SEOUL, Jan. 14 (Yonhap) -- South Korea is seeking to regain its foot-and-mouth disease-free country status without resorting to constant use of vaccines, a senior level government official said Friday.
Deputy farm minister Lee Sang-kil said in a meeting with reporters that Seoul's current stance is to swiftly carry out vaccination to stem the rapid spread of the highly contagious animal disease, but not to give shots on a regular basis.
"Nationwide vaccination efforts are emergency measures and not something Seoul wants to do permanently," he said.
The official said that while policymakers are not ruling out the use of additional shots if the foot-and-mouth disease (FMD) virus is not destroyed, such a decision can only be made after extensive testing is carried out on animals in the country and consultation with experts.
Once ongoing vaccination efforts take effect and there are no more FMD cases reported for over six months, the country will start taking steps to regain its FMD-free status from the Paris-based World Organization for Animal Health (OIE). He stressed, however, that such a step will take time, he said.
"Everything will depend on how thoroughly decontamination efforts are carried out during the spring and summer months when it is easier to destroy the animal virus," he said. He predicted the government would decide what course it must take in September.
Lee said that if livestock tests reveal the virus has not been fully destroyed, Seoul may have to give additional inoculations that could delay the country's regaining of its FMD-free status for up to two years.
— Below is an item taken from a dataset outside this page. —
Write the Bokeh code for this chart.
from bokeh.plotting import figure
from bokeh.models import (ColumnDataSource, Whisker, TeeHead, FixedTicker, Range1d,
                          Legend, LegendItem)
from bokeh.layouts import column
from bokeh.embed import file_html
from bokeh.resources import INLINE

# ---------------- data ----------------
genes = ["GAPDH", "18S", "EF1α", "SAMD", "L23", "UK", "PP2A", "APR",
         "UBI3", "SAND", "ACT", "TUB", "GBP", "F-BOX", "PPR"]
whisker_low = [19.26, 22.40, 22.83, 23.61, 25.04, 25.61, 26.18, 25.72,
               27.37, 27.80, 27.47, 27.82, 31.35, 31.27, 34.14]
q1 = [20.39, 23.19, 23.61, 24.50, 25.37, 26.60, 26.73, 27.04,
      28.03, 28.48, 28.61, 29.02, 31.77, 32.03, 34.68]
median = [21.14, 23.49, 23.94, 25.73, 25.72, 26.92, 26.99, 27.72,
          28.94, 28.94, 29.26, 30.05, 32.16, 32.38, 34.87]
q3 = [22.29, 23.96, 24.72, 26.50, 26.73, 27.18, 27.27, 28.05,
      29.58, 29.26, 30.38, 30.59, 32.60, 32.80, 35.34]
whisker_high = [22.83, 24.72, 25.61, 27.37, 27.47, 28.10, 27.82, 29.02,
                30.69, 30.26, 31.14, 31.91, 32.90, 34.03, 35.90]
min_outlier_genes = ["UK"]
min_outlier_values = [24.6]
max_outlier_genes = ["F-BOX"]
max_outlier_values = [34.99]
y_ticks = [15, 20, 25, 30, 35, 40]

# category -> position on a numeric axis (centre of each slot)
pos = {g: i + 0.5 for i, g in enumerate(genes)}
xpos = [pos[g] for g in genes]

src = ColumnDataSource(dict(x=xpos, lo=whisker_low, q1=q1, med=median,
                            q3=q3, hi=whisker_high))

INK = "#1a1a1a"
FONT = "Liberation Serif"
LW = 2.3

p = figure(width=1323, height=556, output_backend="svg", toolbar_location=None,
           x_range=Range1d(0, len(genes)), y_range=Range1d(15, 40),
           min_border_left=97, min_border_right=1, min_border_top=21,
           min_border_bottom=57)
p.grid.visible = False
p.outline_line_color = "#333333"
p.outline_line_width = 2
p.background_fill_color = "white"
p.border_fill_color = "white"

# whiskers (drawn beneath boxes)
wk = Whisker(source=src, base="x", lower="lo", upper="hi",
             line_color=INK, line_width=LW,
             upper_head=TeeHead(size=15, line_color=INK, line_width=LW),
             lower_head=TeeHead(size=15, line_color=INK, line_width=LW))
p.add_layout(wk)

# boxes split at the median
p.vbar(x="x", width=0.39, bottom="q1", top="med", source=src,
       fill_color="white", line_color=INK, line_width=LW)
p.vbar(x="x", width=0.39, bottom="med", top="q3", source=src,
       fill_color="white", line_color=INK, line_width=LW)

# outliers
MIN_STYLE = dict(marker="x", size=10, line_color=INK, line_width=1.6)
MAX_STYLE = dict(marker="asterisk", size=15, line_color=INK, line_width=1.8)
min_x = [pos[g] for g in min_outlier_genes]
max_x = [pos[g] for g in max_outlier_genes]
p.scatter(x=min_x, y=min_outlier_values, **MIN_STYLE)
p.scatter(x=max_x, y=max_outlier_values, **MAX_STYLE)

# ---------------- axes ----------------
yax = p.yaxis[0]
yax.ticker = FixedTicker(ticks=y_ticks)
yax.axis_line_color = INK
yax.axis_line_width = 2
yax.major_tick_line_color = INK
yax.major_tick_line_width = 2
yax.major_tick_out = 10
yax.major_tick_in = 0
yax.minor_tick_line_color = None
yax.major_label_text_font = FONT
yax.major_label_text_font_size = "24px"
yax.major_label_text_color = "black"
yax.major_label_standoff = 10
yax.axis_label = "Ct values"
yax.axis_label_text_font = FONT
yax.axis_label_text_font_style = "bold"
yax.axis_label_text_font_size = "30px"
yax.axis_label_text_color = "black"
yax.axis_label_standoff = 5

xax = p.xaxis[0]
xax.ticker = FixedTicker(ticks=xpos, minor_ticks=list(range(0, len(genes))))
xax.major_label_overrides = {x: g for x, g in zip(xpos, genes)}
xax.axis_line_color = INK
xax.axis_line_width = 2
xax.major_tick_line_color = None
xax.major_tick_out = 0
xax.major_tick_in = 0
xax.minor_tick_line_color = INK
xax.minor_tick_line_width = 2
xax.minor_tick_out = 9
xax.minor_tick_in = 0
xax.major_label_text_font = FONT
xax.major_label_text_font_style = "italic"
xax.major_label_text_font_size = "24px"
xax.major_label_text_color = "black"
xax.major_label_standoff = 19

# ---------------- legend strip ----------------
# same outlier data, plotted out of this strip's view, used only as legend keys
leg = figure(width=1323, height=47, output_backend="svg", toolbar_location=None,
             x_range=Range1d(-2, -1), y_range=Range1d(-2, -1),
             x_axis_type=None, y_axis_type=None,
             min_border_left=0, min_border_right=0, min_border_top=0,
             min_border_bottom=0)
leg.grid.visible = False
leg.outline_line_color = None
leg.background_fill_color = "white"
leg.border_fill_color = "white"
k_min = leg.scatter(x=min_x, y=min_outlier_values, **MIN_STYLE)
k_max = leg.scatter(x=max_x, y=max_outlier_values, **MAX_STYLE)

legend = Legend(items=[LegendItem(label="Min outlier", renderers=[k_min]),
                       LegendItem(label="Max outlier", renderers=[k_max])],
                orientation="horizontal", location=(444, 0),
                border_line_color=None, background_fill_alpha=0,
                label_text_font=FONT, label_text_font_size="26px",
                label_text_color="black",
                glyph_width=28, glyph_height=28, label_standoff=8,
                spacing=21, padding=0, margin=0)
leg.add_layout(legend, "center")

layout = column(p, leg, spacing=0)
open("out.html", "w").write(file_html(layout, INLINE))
Regaining FMD-free status is important because it affects both export and imports and overall health of the local livestock industry.
The official said that while South Korea can seek to become an FMD-free country that uses vaccination from the OIE, like Argentina, there is a need to carefully examine the cost of such a step. Vaccinating around 3.4 million cattle and 10 million pigs every five to six months can cost the country up to 100 billion won (US$89.7 million) per year.
"In hindsight, it would have been cheaper if South Korea opted to vaccinate animals but there was no way to predict the huge losses caused by the latest outbreak," the official said. He pointed out that Seoul had no outbreaks for eight years after 2002, while those that occurred early last year cost about 170 billion won.
The country has culled and buried 1.61 million heads of cattle, pigs, goats and deer since the first case was confirmed on Nov. 29. Total losses incurred are estimated at a minimum of 1 trillion won, with numbers likely to be higher once a complete tally is taken.
The official added that frontline experts are predicting FMD outbreaks to come under control in one or two weeks, since it usually takes a month for vaccines to start having an affect. The country started giving limited shots on Dec. 25 before ordering nationwide vaccinations earlier in the week.
Quarantine officials, meanwhile, reported no new outbreaks for the day and said there was a drop in number of suspected cases in recent days. The country already gave shots to 1.6 million animals in areas that are exposed to the disease.
On bird flu outbreaks that were first reported on Dec. 31, the farm ministry said only one case was confirmed for the day. It said a small chicken farm in Yeosu, 455 kilometers south of Seoul, tested positive for the virulent strain of the H5N1 virus.
It said all 20 birds have been culled along with those in a 3-kilometer radius. Other animals within 10 kilometers of the farm have been barred from movement to other farms for the time being.
Since the first confirmed bird flu case was reported on Dec. 31, the country has reported 24 cases of avian influenza with over 3.51 million birds being destroyed.